start Extracted records

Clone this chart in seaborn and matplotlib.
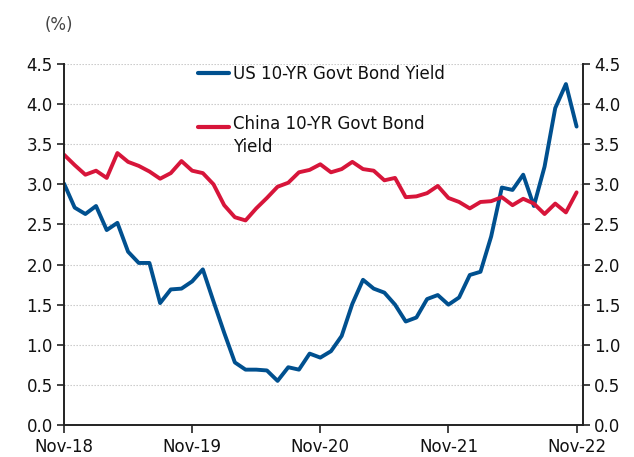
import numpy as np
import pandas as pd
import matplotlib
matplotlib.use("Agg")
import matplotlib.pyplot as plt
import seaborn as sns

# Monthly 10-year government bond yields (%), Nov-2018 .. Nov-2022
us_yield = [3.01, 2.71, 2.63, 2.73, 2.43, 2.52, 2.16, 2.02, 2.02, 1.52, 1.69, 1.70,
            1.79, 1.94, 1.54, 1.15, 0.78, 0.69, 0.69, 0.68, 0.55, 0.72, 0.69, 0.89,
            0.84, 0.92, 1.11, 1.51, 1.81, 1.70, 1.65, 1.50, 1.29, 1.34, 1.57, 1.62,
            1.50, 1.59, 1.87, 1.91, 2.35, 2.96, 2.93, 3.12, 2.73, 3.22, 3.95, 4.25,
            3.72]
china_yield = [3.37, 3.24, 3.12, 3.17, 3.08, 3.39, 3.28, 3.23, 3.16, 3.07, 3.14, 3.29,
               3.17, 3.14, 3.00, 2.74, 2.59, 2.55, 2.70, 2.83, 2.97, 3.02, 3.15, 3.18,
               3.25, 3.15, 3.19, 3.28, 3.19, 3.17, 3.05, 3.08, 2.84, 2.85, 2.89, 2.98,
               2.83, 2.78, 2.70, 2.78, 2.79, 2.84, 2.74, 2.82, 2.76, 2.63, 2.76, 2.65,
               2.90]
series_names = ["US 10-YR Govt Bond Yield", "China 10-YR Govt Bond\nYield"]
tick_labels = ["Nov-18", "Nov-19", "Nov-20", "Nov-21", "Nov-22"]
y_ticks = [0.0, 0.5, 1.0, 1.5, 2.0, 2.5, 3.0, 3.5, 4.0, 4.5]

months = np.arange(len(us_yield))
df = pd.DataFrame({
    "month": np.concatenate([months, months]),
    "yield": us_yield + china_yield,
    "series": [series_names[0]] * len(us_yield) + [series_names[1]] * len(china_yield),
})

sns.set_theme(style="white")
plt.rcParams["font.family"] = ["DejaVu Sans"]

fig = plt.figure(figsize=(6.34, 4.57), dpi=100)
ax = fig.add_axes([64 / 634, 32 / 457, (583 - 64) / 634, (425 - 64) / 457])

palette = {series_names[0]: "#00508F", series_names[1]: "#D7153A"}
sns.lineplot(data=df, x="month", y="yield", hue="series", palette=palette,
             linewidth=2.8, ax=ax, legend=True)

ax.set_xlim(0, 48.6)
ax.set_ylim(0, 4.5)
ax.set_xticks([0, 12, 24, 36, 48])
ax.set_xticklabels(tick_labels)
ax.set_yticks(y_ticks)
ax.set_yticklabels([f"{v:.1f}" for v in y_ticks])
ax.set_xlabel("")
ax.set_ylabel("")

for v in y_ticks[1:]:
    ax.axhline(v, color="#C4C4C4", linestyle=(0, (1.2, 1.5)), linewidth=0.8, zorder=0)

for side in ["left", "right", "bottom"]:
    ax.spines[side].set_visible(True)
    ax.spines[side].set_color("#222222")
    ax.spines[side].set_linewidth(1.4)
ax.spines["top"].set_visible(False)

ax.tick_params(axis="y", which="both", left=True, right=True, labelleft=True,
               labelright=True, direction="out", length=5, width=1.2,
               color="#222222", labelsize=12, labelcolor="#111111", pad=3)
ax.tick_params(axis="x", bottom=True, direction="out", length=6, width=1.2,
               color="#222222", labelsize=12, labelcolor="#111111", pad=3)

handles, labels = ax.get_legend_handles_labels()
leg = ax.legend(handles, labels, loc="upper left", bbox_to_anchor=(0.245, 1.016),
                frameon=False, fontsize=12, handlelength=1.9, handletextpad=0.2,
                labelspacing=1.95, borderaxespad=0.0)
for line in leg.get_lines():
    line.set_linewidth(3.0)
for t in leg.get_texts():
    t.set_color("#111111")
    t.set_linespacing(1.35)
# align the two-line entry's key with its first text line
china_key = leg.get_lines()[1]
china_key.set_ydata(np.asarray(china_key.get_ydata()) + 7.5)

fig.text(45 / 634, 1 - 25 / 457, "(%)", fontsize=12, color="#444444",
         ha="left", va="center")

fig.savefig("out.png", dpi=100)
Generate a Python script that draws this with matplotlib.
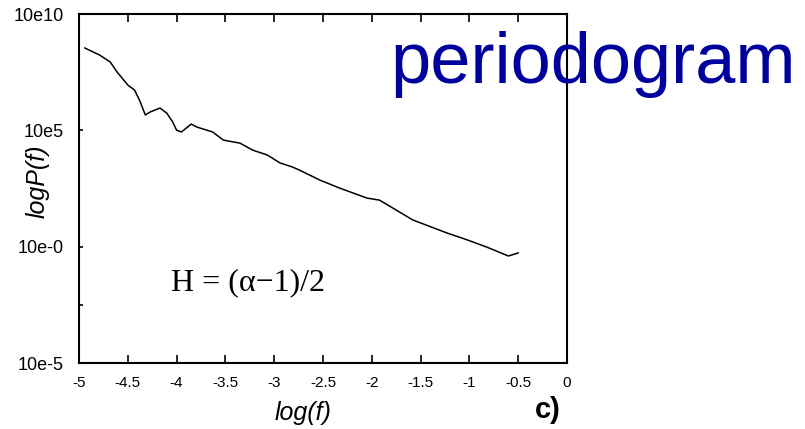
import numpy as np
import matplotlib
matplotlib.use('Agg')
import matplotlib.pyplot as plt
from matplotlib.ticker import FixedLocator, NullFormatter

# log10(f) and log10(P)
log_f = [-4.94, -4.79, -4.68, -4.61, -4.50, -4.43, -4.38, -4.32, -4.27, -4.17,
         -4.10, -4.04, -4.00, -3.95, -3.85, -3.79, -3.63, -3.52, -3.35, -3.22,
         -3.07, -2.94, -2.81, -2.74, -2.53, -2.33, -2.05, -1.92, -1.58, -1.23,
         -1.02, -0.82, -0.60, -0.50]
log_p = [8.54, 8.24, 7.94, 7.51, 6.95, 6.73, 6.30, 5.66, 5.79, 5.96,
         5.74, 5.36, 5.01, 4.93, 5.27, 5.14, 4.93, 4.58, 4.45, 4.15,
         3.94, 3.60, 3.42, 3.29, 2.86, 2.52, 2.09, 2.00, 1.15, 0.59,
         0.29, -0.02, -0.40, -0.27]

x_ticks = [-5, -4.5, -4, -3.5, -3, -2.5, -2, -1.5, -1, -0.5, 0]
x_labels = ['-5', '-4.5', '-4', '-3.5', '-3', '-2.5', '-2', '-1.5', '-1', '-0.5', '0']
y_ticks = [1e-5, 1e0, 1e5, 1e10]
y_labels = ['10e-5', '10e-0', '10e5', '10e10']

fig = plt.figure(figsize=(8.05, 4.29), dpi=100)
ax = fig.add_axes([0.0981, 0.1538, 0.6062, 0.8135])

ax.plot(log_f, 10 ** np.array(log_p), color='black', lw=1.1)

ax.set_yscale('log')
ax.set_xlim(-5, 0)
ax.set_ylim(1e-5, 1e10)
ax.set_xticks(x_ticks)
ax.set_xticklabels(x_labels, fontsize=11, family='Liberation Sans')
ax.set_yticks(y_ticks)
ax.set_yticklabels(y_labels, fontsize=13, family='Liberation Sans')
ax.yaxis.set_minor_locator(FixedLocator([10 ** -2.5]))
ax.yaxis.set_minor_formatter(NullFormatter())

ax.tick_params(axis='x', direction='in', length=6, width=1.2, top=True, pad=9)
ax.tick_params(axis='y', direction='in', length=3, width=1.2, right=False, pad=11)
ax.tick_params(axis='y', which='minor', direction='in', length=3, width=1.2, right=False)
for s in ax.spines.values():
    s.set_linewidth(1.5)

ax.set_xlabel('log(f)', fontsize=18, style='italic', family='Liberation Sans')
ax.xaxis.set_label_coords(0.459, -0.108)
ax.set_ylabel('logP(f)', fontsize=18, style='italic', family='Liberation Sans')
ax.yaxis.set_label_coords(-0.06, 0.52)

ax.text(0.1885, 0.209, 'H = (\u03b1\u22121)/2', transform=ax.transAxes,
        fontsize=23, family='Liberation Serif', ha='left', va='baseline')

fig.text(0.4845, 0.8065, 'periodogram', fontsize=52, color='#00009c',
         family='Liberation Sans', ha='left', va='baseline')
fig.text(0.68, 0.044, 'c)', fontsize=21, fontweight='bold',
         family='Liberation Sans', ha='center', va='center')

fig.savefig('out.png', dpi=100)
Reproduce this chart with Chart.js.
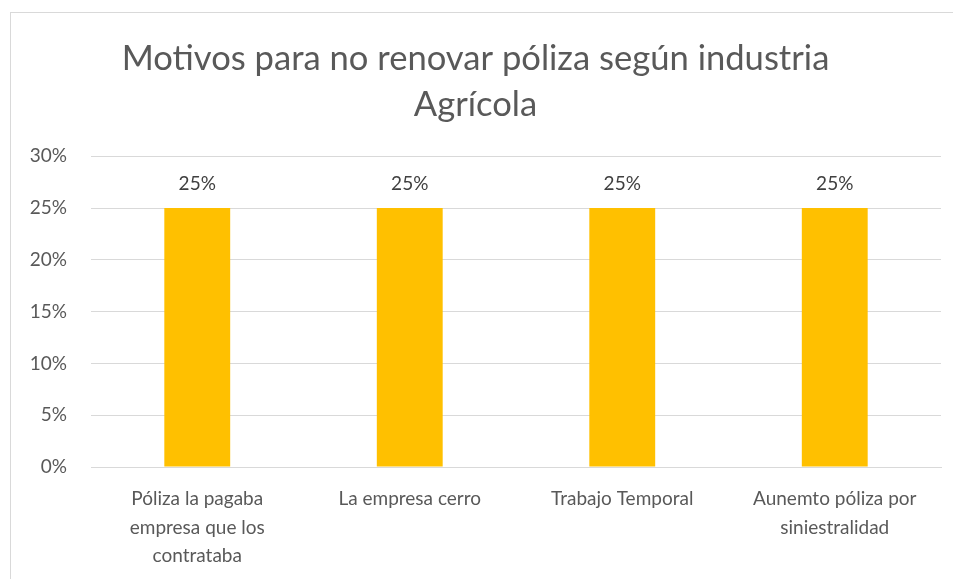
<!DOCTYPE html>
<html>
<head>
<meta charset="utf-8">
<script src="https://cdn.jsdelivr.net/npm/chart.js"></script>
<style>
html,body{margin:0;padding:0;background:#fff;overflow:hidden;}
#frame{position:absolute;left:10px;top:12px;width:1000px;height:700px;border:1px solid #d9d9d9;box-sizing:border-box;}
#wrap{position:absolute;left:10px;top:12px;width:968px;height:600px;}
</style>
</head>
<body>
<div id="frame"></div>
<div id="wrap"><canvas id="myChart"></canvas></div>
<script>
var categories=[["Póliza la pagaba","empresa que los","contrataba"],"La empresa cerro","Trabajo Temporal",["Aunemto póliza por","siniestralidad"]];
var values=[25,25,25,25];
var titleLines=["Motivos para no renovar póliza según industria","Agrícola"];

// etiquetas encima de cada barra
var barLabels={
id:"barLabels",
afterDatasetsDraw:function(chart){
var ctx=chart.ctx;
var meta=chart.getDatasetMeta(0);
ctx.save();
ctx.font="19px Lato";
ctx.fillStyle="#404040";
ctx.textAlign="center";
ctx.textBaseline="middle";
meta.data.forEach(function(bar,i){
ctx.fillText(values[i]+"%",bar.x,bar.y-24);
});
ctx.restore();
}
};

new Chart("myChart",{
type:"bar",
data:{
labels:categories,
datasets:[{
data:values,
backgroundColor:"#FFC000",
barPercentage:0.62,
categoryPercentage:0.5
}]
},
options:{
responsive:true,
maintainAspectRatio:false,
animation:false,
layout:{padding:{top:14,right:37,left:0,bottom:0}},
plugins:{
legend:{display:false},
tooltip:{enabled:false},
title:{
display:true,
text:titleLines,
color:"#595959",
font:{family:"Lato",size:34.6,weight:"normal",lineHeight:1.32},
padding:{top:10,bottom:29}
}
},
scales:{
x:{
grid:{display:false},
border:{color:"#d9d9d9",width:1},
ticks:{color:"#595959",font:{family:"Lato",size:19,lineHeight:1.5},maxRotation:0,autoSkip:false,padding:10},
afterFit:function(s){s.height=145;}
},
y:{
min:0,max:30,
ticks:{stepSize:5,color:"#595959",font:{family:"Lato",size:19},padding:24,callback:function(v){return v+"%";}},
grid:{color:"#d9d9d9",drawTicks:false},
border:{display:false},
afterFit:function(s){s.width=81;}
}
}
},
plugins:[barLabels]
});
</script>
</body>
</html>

end Extracted records

### What to work on
From the first line of the listing above, repeat every line through the one holding "import seaborn as sns". Both ends count, and pictures stay out.

### Result of the exercise
Clone this chart in seaborn and matplotlib.
import numpy as np
import pandas as pd
import matplotlib
matplotlib.use("Agg")
import matplotlib.pyplot as plt
import seaborn as sns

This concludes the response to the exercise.